*TASK GOAL:*
Transcribe all of the material below word for word and leave out its pictures.

=== PROVIDED MATERIAL ===

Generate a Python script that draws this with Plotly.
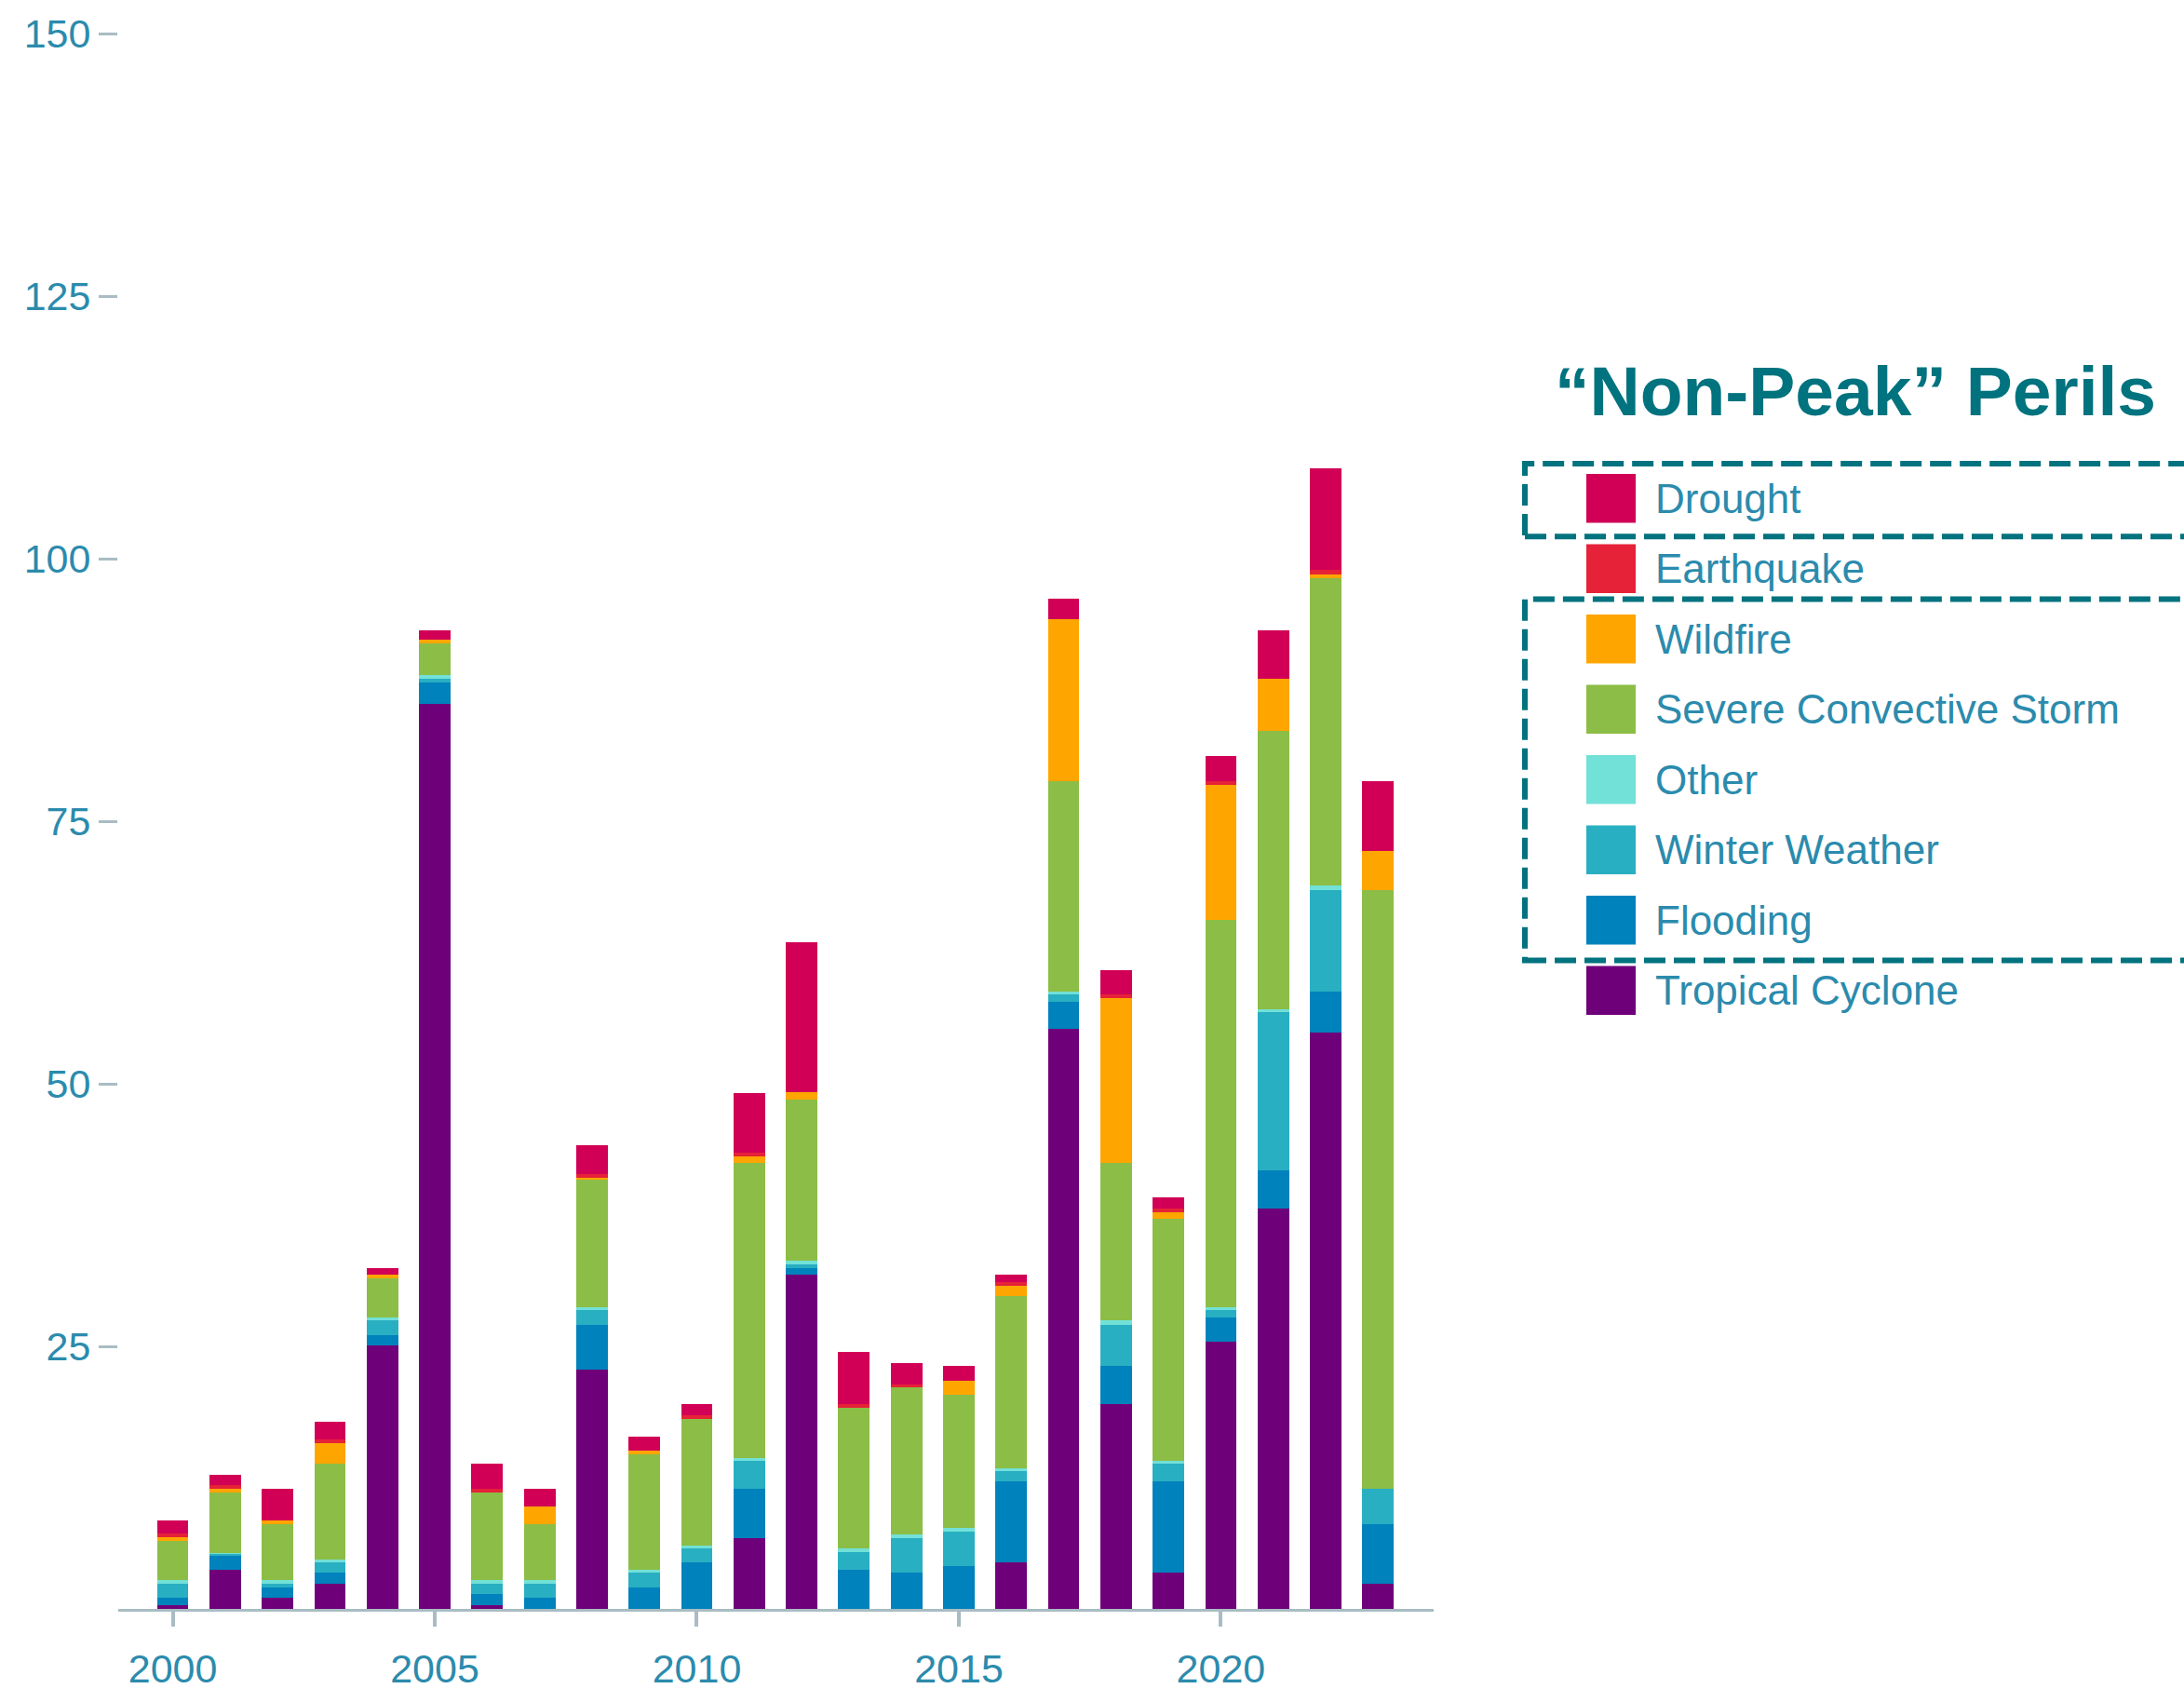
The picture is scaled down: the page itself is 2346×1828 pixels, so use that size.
import plotly.graph_objects as go

years = list(range(2000, 2024))

tropical_cyclone = [0.37, 3.70, 1.06, 2.40, 25.08, 86.2, 0.37, 0.0, 22.8, 0.0, 0.0, 6.75,
                    31.79, 0.0, 0.0, 0.0, 4.39, 55.2, 19.47, 3.46, 25.41, 38.13, 54.84, 2.40]
flooding = [0.69, 1.42, 1.02, 1.06, 1.02, 2.0, 1.06, 1.06, 4.27, 2.03, 4.39, 4.67,
            0.65, 3.70, 3.46, 4.07, 7.72, 2.6, 3.66, 8.66, 2.36, 3.66, 3.93, 5.69]
winter_weather = [1.34, 0.12, 0.33, 0.93, 1.34, 0.35, 0.98, 1.34, 1.42, 1.42, 1.34, 2.68,
                  0.33, 1.67, 3.29, 3.33, 0.98, 0.73, 3.94, 1.67, 0.73, 15.08, 9.71, 3.33]
other = [0.33, 0.12, 0.33, 0.33, 0.33, 0.35, 0.33, 0.33, 0.24, 0.24, 0.33, 0.28,
         0.37, 0.37, 0.37, 0.33, 0.33, 0.29, 0.37, 0.33, 0.24, 0.24, 0.37, 0.0]
severe_convective_storm = [3.74, 5.73, 5.37, 9.07, 3.70, 3.0, 8.37, 5.37, 12.11, 11.06, 11.99, 28.09,
                           15.33, 13.37, 14.02, 12.68, 16.38, 20.0, 15.04, 23.05, 36.82, 26.50, 29.31, 57.06]
wildfire = [0.33, 0.33, 0.33, 1.99, 0.33, 0.35, 0.0, 1.67, 0.24, 0.33, 0.0, 0.61,
            0.69, 0.0, 0.0, 1.34, 0.98, 15.4, 15.68, 0.61, 12.92, 4.92, 0.37, 3.71]
earthquake = [0.36, 0.33, 0.0, 0.33, 0.0, 0.0, 0.33, 0.0, 0.33, 0.0, 0.37, 0.37,
              0.0, 0.37, 0.24, 0.0, 0.33, 0.0, 0.37, 0.37, 0.34, 0.0, 0.37, 0.0]
drought = [1.26, 0.98, 3.00, 1.71, 0.65, 0.96, 2.36, 1.67, 2.72, 1.30, 1.06, 5.69,
           14.35, 5.00, 2.03, 1.38, 0.69, 1.95, 2.28, 1.02, 2.40, 4.67, 9.72, 6.63]

series_names = ["Tropical Cyclone", "Flooding", "Winter Weather", "Other",
                "Severe Convective Storm", "Wildfire", "Earthquake", "Drought"]
series_values = [tropical_cyclone, flooding, winter_weather, other,
                 severe_convective_storm, wildfire, earthquake, drought]
series_colors = ["#6E0079", "#0082BC", "#29AFC2", "#72E1D7",
                 "#8CBD46", "#FFA500", "#E52238", "#D10056"]

y_tickvals = [25, 50, 75, 100, 125, 150]
x_tickvals = [2000, 2005, 2010, 2015, 2020]
legend_title = "“Non-Peak” Perils"

W, H = 2346, 1828
L, R, T, B = 127, 1540, 36, 1746
TEXT = "#2B8BAD"
TEAL = "#00737F"
AXIS = "#A9BCC3"
FONT = "Liberation Sans, Arial, sans-serif"


def px2x(px):
    return (px - L) / (R - L)


def py2y(py):
    return (B - py) / (B - T)


fig = go.Figure()
for name, vals, col in zip(series_names, series_values, series_colors):
    fig.add_trace(go.Bar(x=years, y=vals, name=name, marker=dict(color=col, line=dict(width=0)),
                         width=0.6, showlegend=False))

shapes = []
annotations = []

# custom legend (top to bottom)
legend_order = list(zip(series_names, series_colors))[::-1]
row0, step = 540.5, 76.3
for i, (name, col) in enumerate(legend_order):
    cy = row0 + i * step
    shapes.append(dict(type="rect", xref="paper", yref="paper",
                       x0=px2x(1704), x1=px2x(1757), y0=py2y(cy + 26.5), y1=py2y(cy - 26.5),
                       fillcolor=col, line=dict(width=0)))
    annotations.append(dict(text=name, xref="paper", yref="paper", x=px2x(1776), y=py2y(cy),
                            xanchor="left", yanchor="middle", showarrow=False,
                            font=dict(family=FONT, size=44, color=TEXT)))

annotations.append(dict(text="<b>" + legend_title + "</b>", xref="paper", yref="paper",
                        x=px2x(1668), y=py2y(424), xanchor="left", yanchor="middle",
                        showarrow=False, font=dict(family=FONT, size=75, color=TEAL)))

for (top, bot) in [(503, 582), (650, 1042)]:
    shapes.append(dict(type="rect", xref="paper", yref="paper",
                       x0=px2x(1638), x1=px2x(2420), y0=py2y(bot), y1=py2y(top),
                       fillcolor="rgba(0,0,0,0)",
                       line=dict(color=TEAL, width=6, dash="23px,9px")))

fig.update_layout(
    barmode="stack",
    width=W, height=H, autosize=False,
    margin=dict(l=L, r=W - R, t=T, b=H - B, pad=0),
    paper_bgcolor="white", plot_bgcolor="white",
    font=dict(family=FONT, size=42, color=TEXT),
    shapes=shapes, annotations=annotations,
    showlegend=False,
)
fig.update_xaxes(range=[1998.96, 2024.06], tickvals=x_tickvals, ticks="outside", ticklen=16,
                 tickwidth=4, tickcolor=AXIS, showline=True, linecolor=AXIS, linewidth=3,
                 showgrid=False, zeroline=False, ticklabelstandoff=8,
                 tickfont=dict(size=43, color=TEXT))
fig.update_yaxes(range=[0, 150], tickvals=y_tickvals, ticks="outside", ticklen=20,
                 tickwidth=3, tickcolor=AXIS, showline=False, showgrid=False, zeroline=False,
                 tickfont=dict(size=43, color=TEXT))

fig.write_html("out.html")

===

*ANSWER FOR THIS EXERCISE:*
Generate a Python script that draws this with Plotly.
The picture is scaled down: the page itself is 2346×1828 pixels, so use that size.
import plotly.graph_objects as go

years = list(range(2000, 2024))

tropical_cyclone = [0.37, 3.70, 1.06, 2.40, 25.08, 86.2, 0.37, 0.0, 22.8, 0.0, 0.0, 6.75,
                    31.79, 0.0, 0.0, 0.0, 4.39, 55.2, 19.47, 3.46, 25.41, 38.13, 54.84, 2.40]
flooding = [0.69, 1.42, 1.02, 1.06, 1.02, 2.0, 1.06, 1.06, 4.27, 2.03, 4.39, 4.67,
            0.65, 3.70, 3.46, 4.07, 7.72, 2.6, 3.66, 8.66, 2.36, 3.66, 3.93, 5.69]
winter_weather = [1.34, 0.12, 0.33, 0.93, 1.34, 0.35, 0.98, 1.34, 1.42, 1.42, 1.34, 2.68,
                  0.33, 1.67, 3.29, 3.33, 0.98, 0.73, 3.94, 1.67, 0.73, 15.08, 9.71, 3.33]
other = [0.33, 0.12, 0.33, 0.33, 0.33, 0.35, 0.33, 0.33, 0.24, 0.24, 0.33, 0.28,
         0.37, 0.37, 0.37, 0.33, 0.33, 0.29, 0.37, 0.33, 0.24, 0.24, 0.37, 0.0]
severe_convective_storm = [3.74, 5.73, 5.37, 9.07, 3.70, 3.0, 8.37, 5.37, 12.11, 11.06, 11.99, 28.09,
                           15.33, 13.37, 14.02, 12.68, 16.38, 20.0, 15.04, 23.05, 36.82, 26.50, 29.31, 57.06]
wildfire = [0.33, 0.33, 0.33, 1.99, 0.33, 0.35, 0.0, 1.67, 0.24, 0.33, 0.0, 0.61,
            0.69, 0.0, 0.0, 1.34, 0.98, 15.4, 15.68, 0.61, 12.92, 4.92, 0.37, 3.71]
earthquake = [0.36, 0.33, 0.0, 0.33, 0.0, 0.0, 0.33, 0.0, 0.33, 0.0, 0.37, 0.37,
              0.0, 0.37, 0.24, 0.0, 0.33, 0.0, 0.37, 0.37, 0.34, 0.0, 0.37, 0.0]
drought = [1.26, 0.98, 3.00, 1.71, 0.65, 0.96, 2.36, 1.67, 2.72, 1.30, 1.06, 5.69,
           14.35, 5.00, 2.03, 1.38, 0.69, 1.95, 2.28, 1.02, 2.40, 4.67, 9.72, 6.63]

series_names = ["Tropical Cyclone", "Flooding", "Winter Weather", "Other",
                "Severe Convective Storm", "Wildfire", "Earthquake", "Drought"]
series_values = [tropical_cyclone, flooding, winter_weather, other,
                 severe_convective_storm, wildfire, earthquake, drought]
series_colors = ["#6E0079", "#0082BC", "#29AFC2", "#72E1D7",
                 "#8CBD46", "#FFA500", "#E52238", "#D10056"]

y_tickvals = [25, 50, 75, 100, 125, 150]
x_tickvals = [2000, 2005, 2010, 2015, 2020]
legend_title = "“Non-Peak” Perils"

W, H = 2346, 1828
L, R, T, B = 127, 1540, 36, 1746
TEXT = "#2B8BAD"
TEAL = "#00737F"
AXIS = "#A9BCC3"
FONT = "Liberation Sans, Arial, sans-serif"


def px2x(px):
    return (px - L) / (R - L)


def py2y(py):
    return (B - py) / (B - T)


fig = go.Figure()
for name, vals, col in zip(series_names, series_values, series_colors):
    fig.add_trace(go.Bar(x=years, y=vals, name=name, marker=dict(color=col, line=dict(width=0)),
                         width=0.6, showlegend=False))

shapes = []
annotations = []

# custom legend (top to bottom)
legend_order = list(zip(series_names, series_colors))[::-1]
row0, step = 540.5, 76.3
for i, (name, col) in enumerate(legend_order):
    cy = row0 + i * step
    shapes.append(dict(type="rect", xref="paper", yref="paper",
                       x0=px2x(1704), x1=px2x(1757), y0=py2y(cy + 26.5), y1=py2y(cy - 26.5),
                       fillcolor=col, line=dict(width=0)))
    annotations.append(dict(text=name, xref="paper", yref="paper", x=px2x(1776), y=py2y(cy),
                            xanchor="left", yanchor="middle", showarrow=False,
                            font=dict(family=FONT, size=44, color=TEXT)))

annotations.append(dict(text="<b>" + legend_title + "</b>", xref="paper", yref="paper",
                        x=px2x(1668), y=py2y(424), xanchor="left", yanchor="middle",
                        showarrow=False, font=dict(family=FONT, size=75, color=TEAL)))

for (top, bot) in [(503, 582), (650, 1042)]:
    shapes.append(dict(type="rect", xref="paper", yref="paper",
                       x0=px2x(1638), x1=px2x(2420), y0=py2y(bot), y1=py2y(top),
                       fillcolor="rgba(0,0,0,0)",
                       line=dict(color=TEAL, width=6, dash="23px,9px")))

fig.update_layout(
    barmode="stack",
    width=W, height=H, autosize=False,
    margin=dict(l=L, r=W - R, t=T, b=H - B, pad=0),
    paper_bgcolor="white", plot_bgcolor="white",
    font=dict(family=FONT, size=42, color=TEXT),
    shapes=shapes, annotations=annotations,
    showlegend=False,
)
fig.update_xaxes(range=[1998.96, 2024.06], tickvals=x_tickvals, ticks="outside", ticklen=16,
                 tickwidth=4, tickcolor=AXIS, showline=True, linecolor=AXIS, linewidth=3,
                 showgrid=False, zeroline=False, ticklabelstandoff=8,
                 tickfont=dict(size=43, color=TEXT))
fig.update_yaxes(range=[0, 150], tickvals=y_tickvals, ticks="outside", ticklen=20,
                 tickwidth=3, tickcolor=AXIS, showline=False, showgrid=False, zeroline=False,
                 tickfont=dict(size=43, color=TEXT))

fig.write_html("out.html")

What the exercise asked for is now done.